:: EXTRACTED RECORDS ::
— begin —

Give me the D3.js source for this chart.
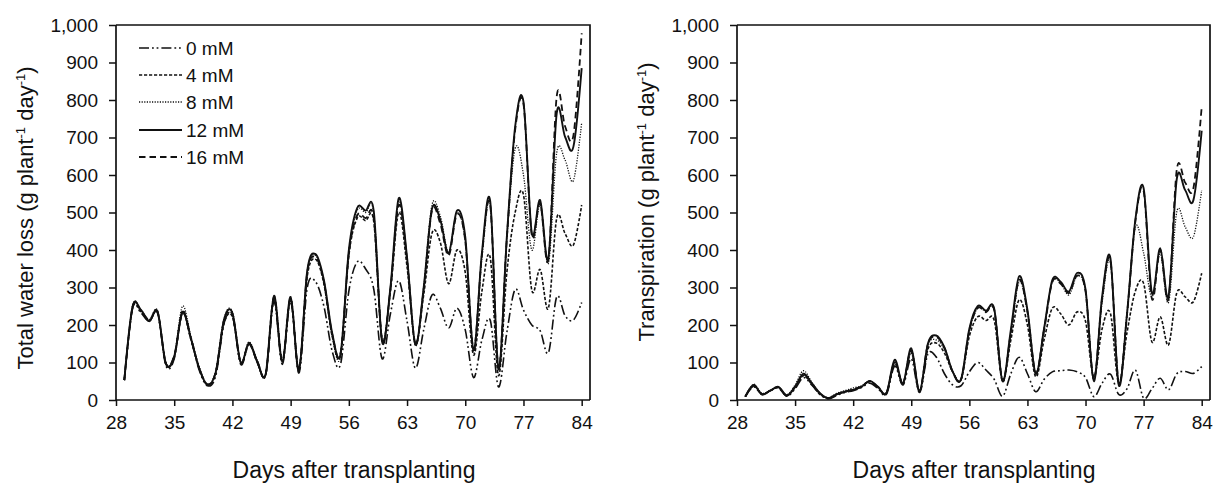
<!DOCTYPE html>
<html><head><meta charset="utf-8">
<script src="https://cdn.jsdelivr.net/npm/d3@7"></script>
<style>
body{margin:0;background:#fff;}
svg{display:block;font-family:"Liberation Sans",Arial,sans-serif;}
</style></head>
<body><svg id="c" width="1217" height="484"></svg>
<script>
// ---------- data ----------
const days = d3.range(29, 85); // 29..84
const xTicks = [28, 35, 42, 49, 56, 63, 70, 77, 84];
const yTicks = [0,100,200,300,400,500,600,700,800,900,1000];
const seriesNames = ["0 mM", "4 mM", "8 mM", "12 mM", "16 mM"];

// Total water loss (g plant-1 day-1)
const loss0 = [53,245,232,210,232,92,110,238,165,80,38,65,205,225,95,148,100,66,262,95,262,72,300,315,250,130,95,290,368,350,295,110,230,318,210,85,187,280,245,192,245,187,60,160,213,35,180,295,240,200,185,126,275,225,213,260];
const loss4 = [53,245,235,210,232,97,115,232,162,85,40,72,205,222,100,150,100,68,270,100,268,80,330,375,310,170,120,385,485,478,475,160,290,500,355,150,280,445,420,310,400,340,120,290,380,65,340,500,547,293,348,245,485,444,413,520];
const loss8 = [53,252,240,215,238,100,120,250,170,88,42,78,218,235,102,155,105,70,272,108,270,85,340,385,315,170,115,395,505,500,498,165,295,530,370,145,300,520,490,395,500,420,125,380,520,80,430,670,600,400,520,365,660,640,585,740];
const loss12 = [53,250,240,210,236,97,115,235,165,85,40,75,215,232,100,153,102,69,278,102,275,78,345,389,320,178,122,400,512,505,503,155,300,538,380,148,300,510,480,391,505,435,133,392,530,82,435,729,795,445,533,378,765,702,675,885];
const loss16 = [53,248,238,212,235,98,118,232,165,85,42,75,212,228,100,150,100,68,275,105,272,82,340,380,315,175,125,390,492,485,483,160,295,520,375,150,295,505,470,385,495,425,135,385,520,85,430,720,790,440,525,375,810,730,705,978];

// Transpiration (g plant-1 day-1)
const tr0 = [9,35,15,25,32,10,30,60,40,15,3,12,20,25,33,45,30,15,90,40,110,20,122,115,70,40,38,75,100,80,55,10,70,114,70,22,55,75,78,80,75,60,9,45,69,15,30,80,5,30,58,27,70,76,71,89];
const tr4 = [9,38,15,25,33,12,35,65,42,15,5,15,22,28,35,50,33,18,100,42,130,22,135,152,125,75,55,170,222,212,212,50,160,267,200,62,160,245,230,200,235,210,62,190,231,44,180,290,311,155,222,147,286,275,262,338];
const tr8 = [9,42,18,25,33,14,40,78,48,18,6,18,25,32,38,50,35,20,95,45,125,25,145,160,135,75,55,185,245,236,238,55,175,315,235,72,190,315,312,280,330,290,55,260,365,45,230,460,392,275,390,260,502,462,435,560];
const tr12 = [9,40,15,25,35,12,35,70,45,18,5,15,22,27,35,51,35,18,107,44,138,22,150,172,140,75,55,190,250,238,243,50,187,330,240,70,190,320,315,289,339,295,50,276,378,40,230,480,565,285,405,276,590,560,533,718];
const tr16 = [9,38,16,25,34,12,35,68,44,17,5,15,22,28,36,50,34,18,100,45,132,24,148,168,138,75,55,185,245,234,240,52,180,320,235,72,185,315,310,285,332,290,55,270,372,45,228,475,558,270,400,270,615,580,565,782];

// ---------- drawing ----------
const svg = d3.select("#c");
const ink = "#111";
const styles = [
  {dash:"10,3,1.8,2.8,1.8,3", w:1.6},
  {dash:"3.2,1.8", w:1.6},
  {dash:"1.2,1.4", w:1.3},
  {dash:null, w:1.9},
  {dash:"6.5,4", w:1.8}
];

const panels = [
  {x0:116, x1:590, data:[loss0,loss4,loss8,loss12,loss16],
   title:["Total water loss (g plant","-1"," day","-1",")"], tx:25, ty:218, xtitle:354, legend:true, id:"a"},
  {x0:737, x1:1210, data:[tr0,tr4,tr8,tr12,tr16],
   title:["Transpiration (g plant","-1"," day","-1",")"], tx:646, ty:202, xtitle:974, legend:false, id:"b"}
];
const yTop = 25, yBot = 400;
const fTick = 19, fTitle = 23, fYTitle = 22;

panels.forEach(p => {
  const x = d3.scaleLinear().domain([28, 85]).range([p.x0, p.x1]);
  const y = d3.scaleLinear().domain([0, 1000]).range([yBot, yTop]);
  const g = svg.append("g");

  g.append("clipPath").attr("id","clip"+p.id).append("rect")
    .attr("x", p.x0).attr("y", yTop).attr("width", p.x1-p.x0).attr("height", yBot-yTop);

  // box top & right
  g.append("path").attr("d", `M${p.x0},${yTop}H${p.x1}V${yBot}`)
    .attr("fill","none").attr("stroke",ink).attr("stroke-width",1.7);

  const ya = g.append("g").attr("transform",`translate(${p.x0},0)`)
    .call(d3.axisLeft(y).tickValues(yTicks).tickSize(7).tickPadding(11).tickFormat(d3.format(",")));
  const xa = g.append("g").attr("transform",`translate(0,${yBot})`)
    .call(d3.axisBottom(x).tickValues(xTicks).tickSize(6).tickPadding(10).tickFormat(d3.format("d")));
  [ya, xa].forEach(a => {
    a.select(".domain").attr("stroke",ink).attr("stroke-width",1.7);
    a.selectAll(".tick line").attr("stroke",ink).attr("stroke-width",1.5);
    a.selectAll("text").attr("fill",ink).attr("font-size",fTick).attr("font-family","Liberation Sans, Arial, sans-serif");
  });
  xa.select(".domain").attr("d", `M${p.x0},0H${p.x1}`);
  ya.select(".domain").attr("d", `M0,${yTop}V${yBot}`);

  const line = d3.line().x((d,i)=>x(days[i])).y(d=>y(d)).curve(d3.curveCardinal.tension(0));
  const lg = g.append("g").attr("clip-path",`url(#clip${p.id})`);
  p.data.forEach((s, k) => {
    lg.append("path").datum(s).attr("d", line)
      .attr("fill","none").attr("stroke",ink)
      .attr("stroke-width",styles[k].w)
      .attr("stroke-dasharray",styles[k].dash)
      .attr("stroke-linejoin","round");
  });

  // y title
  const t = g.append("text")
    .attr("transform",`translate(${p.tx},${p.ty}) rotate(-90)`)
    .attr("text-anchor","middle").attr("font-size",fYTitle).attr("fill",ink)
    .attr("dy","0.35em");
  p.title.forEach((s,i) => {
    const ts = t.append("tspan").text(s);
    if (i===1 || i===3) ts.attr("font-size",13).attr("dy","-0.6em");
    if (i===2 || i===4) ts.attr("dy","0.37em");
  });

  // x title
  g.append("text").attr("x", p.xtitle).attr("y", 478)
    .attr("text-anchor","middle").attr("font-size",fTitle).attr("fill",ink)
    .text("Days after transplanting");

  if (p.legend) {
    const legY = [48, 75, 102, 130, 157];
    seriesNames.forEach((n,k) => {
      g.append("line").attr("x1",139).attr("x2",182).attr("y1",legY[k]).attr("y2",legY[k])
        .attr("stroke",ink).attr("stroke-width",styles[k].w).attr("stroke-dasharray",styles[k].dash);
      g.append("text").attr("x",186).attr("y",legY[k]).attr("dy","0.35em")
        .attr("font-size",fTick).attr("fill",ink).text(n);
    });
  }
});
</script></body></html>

— end —
— begin —

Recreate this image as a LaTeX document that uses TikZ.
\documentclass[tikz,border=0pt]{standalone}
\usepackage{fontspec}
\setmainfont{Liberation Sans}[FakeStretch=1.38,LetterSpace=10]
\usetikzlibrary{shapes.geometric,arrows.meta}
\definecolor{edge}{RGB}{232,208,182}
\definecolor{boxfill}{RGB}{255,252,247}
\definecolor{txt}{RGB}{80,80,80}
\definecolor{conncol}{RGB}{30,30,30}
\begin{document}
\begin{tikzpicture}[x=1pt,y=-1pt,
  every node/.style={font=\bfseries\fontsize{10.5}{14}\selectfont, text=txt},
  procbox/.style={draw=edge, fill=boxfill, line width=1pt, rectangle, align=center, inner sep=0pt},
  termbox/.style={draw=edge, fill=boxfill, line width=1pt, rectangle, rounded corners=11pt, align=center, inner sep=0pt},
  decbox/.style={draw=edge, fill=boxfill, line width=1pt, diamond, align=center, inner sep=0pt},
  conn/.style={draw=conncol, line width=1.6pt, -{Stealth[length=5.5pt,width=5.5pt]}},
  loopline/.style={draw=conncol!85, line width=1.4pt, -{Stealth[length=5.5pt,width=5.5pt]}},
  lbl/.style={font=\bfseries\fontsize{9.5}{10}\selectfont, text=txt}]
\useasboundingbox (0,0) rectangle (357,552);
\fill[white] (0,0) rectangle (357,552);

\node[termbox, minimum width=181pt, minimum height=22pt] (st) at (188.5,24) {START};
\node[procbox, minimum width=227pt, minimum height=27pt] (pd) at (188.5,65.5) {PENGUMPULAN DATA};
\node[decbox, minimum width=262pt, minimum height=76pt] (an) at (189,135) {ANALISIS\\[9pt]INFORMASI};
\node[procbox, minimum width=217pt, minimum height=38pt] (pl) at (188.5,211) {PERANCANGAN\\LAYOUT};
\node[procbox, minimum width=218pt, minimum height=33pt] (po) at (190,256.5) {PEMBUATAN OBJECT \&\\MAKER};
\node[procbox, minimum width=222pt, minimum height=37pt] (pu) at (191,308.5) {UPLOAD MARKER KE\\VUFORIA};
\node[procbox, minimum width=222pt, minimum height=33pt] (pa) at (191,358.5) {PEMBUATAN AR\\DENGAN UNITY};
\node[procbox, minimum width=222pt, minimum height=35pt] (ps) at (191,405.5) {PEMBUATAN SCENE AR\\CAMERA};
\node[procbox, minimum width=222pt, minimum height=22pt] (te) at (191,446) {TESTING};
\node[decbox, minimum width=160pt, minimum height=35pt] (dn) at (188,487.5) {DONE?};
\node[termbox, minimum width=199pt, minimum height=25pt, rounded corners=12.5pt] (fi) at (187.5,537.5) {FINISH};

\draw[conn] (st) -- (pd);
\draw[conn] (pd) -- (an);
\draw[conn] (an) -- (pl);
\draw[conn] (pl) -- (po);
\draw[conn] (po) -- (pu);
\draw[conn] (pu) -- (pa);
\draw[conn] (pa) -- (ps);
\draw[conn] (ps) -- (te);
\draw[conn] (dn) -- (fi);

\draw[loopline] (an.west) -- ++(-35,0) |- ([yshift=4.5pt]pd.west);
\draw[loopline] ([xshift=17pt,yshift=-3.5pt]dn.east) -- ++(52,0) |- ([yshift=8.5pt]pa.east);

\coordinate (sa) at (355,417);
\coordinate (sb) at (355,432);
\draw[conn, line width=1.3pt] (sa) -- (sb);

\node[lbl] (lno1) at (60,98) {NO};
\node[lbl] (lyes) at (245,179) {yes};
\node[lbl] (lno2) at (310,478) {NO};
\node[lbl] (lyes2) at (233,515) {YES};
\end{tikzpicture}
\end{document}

— end —

Above are the records; copy every line in them that holds the word "this".

:: THE RESPONSE ::
Give me the D3.js source for this chart.
Recreate this image as a LaTeX document that uses TikZ.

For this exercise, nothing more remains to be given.